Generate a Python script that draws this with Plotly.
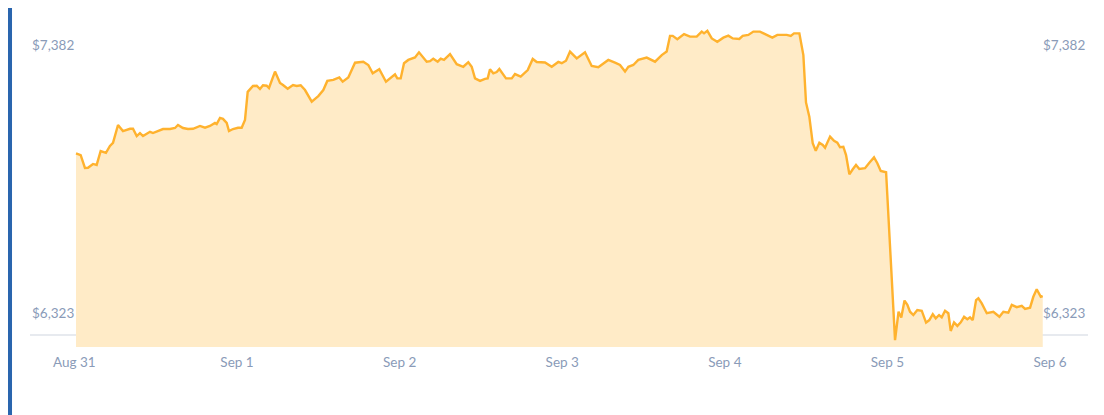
import pandas as pd
import plotly.graph_objects as go

# hours after 2018-08-31 00:00
hours = [0.24, 0.93, 1.56, 2.01, 2.75, 3.29, 3.88, 4.66, 5.25, 5.70, 6.44, 7.17, 8.21, 8.65, 9.20, 9.68,
         10.13, 10.67, 11.16, 11.60, 12.63, 13.08, 14.11, 14.85, 15.29, 16.03, 16.77, 17.51, 18.54, 19.28,
         20.01, 20.75, 21.00, 21.49, 21.93, 22.48, 22.82, 23.41, 24.15, 24.69, 25.18, 25.58, 26.36, 26.91,
         27.39, 27.84, 28.38, 28.72, 29.61, 30.35, 30.79, 31.48, 32.27, 32.81, 33.40, 34.04,
         35.03, 36.00, 36.74, 37.33, 38.21, 39.10, 39.60, 40.43, 41.42, 42.64, 43.38, 44.03, 45.00, 45.99,
         47.32, 47.66, 48.16, 48.65, 49.28, 50.27, 50.86, 51.41, 52.00, 52.49, 52.97, 53.62, 54.07, 54.55,
         55.44, 56.43, 57.40, 58.14, 58.64, 59.13, 59.87, 60.60, 61.00, 61.34, 61.83, 62.33, 62.72, 63.70,
         64.55, 65.03, 65.87, 66.91, 67.65, 68.24, 69.46, 70.45, 71.42,
         71.93, 72.56, 73.15, 74.14, 75.36, 76.35, 77.33, 78.80, 79.79, 80.53, 81.27, 81.76, 82.49, 83.23,
         84.47, 85.70, 86.69, 87.42, 87.91, 88.31, 88.99, 89.98, 90.86, 91.85, 92.59, 92.93, 93.42, 94.07,
         94.89, 95.78, 96.52, 97.17, 98.14, 98.64, 99.47, 100.21, 101.19, 102.18, 103.01, 103.75, 105.14,
         105.73, 106.21, 107.00, 107.59, 107.98, 108.47, 108.97, 109.42, 109.95, 110.45, 110.79, 111.53,
         112.12, 112.60, 113.00, 113.49, 113.89, 114.38, 114.88, 115.36, 115.85, 116.69, 117.33, 118.02,
         118.51, 119.01, 119.80, 120.38, 121.12, 121.64, 122.04, 122.52, 122.94, 123.33, 123.82, 124.41,
         125.06, 125.70, 126.18, 126.69, 127.13, 127.62, 128.01, 128.50, 128.99, 129.34, 129.83, 130.32,
         130.82, 131.31, 131.79, 132.19, 132.59, 133.08, 133.42, 133.92, 134.66, 135.63, 136.52, 137.11,
         137.84, 138.35, 139.08, 139.82, 140.31, 141.05, 141.53, 142.03, 142.63, 142.92]

prices = [6954, 6947, 6896, 6897, 6912, 6908, 6963, 6956, 6983, 6995, 7066, 7042, 7051, 7051, 7022, 7034,
          7022, 7030, 7039, 7034, 7043, 7050, 7050, 7054, 7066, 7054, 7050, 7051, 7062, 7055,
          7062, 7074, 7070, 7094, 7090, 7074, 7042, 7050, 7055, 7055, 7086, 7197, 7220, 7221,
          7208, 7223, 7221, 7212, 7277, 7232, 7224, 7209, 7224, 7220, 7223, 7204,
          7158, 7180, 7204, 7240, 7244, 7254, 7237, 7254, 7312, 7316, 7303, 7270, 7286, 7237,
          7266, 7250, 7250, 7310, 7323, 7333, 7353, 7333, 7316, 7318, 7328, 7316, 7328, 7323,
          7346, 7306, 7296, 7314, 7296, 7250, 7240, 7248, 7250, 7286, 7270, 7275, 7287, 7250,
          7250, 7267, 7257, 7283, 7327, 7315, 7313, 7296, 7315,
          7310, 7320, 7356, 7329, 7353, 7299, 7294, 7323, 7312, 7303, 7277, 7296, 7303, 7323,
          7332, 7316, 7342, 7356, 7418, 7418, 7405, 7425, 7415, 7415, 7435, 7428, 7438, 7408,
          7395, 7411, 7419, 7408, 7406, 7418, 7422, 7435, 7435, 7422, 7411, 7422, 7422,
          7418, 7428, 7428, 7342, 7155, 7099, 6994, 6964, 6996, 6987, 6976, 7020,
          7003, 6996, 6978, 6980, 6947, 6871, 6891, 6908, 6892, 6895, 6917, 6938,
          6915, 6884, 6879, 6585, 6216, 6328, 6305, 6372, 6355, 6328, 6315, 6335,
          6332, 6285, 6295, 6318, 6302, 6315, 6306, 6332, 6322, 6252, 6286, 6272,
          6286, 6308, 6298, 6306, 6295, 6374, 6381, 6361, 6322, 6328, 6308, 6328,
          6324, 6355, 6346, 6351, 6339, 6344, 6387, 6417, 6387, 6390]

tick_dates = ["2018-08-31", "2018-09-01", "2018-09-02", "2018-09-03", "2018-09-04", "2018-09-05", "2018-09-06"]
tick_text = ["Aug 31", "Sep 1", "Sep 2", "Sep 3", "Sep 4", "Sep 5", "Sep 6"]
price_ticks = [6323, 7382]
price_tick_text = ["$6,323", "$7,382"]
baseline_price = 6236
y_range = [6188.6, 7480.8]
x_range = ["2018-08-30 17:27", "2018-09-06 05:36"]

times = pd.Timestamp("2018-08-31 00:00") + pd.to_timedelta(hours, unit="h")

LINE = "#FFB22E"
FILL = "#FFEBC7"
LABEL = "#8A9BB8"

fig = go.Figure()
fig.add_trace(go.Scatter(x=times, y=prices, mode="lines",
                         line=dict(color=LINE, width=2.4), fill="tozeroy", fillcolor=FILL,
                         hoverinfo="skip", showlegend=False))

axis_font = dict(family="Lato, Open Sans, sans-serif", size=13.5, color=LABEL)

# price labels on both sides of the plot, placed at their price values
price_labels = []
for v, t in zip(price_ticks, price_tick_text):
    price_labels.append(dict(xref="paper", yref="y", x=0, y=v, text=t, showarrow=False,
                             xanchor="left", yanchor="middle", xshift=0, font=axis_font))
    price_labels.append(dict(xref="paper", yref="y", x=1, y=v, text=t, showarrow=False,
                             xanchor="right", yanchor="middle", xshift=-1, font=axis_font))

fig.update_layout(
    width=1104, height=415,
    margin=dict(l=22, r=24, t=12, b=76),
    paper_bgcolor="white", plot_bgcolor="white",
    xaxis=dict(type="date", range=x_range, tickvals=tick_dates, ticktext=tick_text,
               showgrid=False, zeroline=False, showline=False,
               ticks="outside", ticklen=3, tickcolor="rgba(0,0,0,0)",
               tickfont=axis_font),
    yaxis=dict(range=y_range, tickvals=price_ticks, showticklabels=False,
               showgrid=False, zeroline=False, showline=False, ticks=""),
    annotations=price_labels,
    shapes=[
        dict(type="line", xref="paper", yref="y", x0=0, x1=1, y0=baseline_price, y1=baseline_price,
             line=dict(color="#DFE3EA", width=1.5), layer="below"),
        dict(type="rect", xref="paper", yref="paper", x0=-0.0208, x1=-0.0170, y0=-0.21, y1=1.04,
             fillcolor="#2A65AE", line=dict(width=0), layer="above"),
    ],
)

fig.write_html("out.html")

※ ※ ※

TASK STATEMENT.
Print the data above verbatim from the first line through the line holding "142.03, 142.63, 142.92]", leaving every picture out.

TASK RESPONSE.
Generate a Python script that draws this with Plotly.
import pandas as pd
import plotly.graph_objects as go

# hours after 2018-08-31 00:00
hours = [0.24, 0.93, 1.56, 2.01, 2.75, 3.29, 3.88, 4.66, 5.25, 5.70, 6.44, 7.17, 8.21, 8.65, 9.20, 9.68,
         10.13, 10.67, 11.16, 11.60, 12.63, 13.08, 14.11, 14.85, 15.29, 16.03, 16.77, 17.51, 18.54, 19.28,
         20.01, 20.75, 21.00, 21.49, 21.93, 22.48, 22.82, 23.41, 24.15, 24.69, 25.18, 25.58, 26.36, 26.91,
         27.39, 27.84, 28.38, 28.72, 29.61, 30.35, 30.79, 31.48, 32.27, 32.81, 33.40, 34.04,
         35.03, 36.00, 36.74, 37.33, 38.21, 39.10, 39.60, 40.43, 41.42, 42.64, 43.38, 44.03, 45.00, 45.99,
         47.32, 47.66, 48.16, 48.65, 49.28, 50.27, 50.86, 51.41, 52.00, 52.49, 52.97, 53.62, 54.07, 54.55,
         55.44, 56.43, 57.40, 58.14, 58.64, 59.13, 59.87, 60.60, 61.00, 61.34, 61.83, 62.33, 62.72, 63.70,
         64.55, 65.03, 65.87, 66.91, 67.65, 68.24, 69.46, 70.45, 71.42,
         71.93, 72.56, 73.15, 74.14, 75.36, 76.35, 77.33, 78.80, 79.79, 80.53, 81.27, 81.76, 82.49, 83.23,
         84.47, 85.70, 86.69, 87.42, 87.91, 88.31, 88.99, 89.98, 90.86, 91.85, 92.59, 92.93, 93.42, 94.07,
         94.89, 95.78, 96.52, 97.17, 98.14, 98.64, 99.47, 100.21, 101.19, 102.18, 103.01, 103.75, 105.14,
         105.73, 106.21, 107.00, 107.59, 107.98, 108.47, 108.97, 109.42, 109.95, 110.45, 110.79, 111.53,
         112.12, 112.60, 113.00, 113.49, 113.89, 114.38, 114.88, 115.36, 115.85, 116.69, 117.33, 118.02,
         118.51, 119.01, 119.80, 120.38, 121.12, 121.64, 122.04, 122.52, 122.94, 123.33, 123.82, 124.41,
         125.06, 125.70, 126.18, 126.69, 127.13, 127.62, 128.01, 128.50, 128.99, 129.34, 129.83, 130.32,
         130.82, 131.31, 131.79, 132.19, 132.59, 133.08, 133.42, 133.92, 134.66, 135.63, 136.52, 137.11,
         137.84, 138.35, 139.08, 139.82, 140.31, 141.05, 141.53, 142.03, 142.63, 142.92]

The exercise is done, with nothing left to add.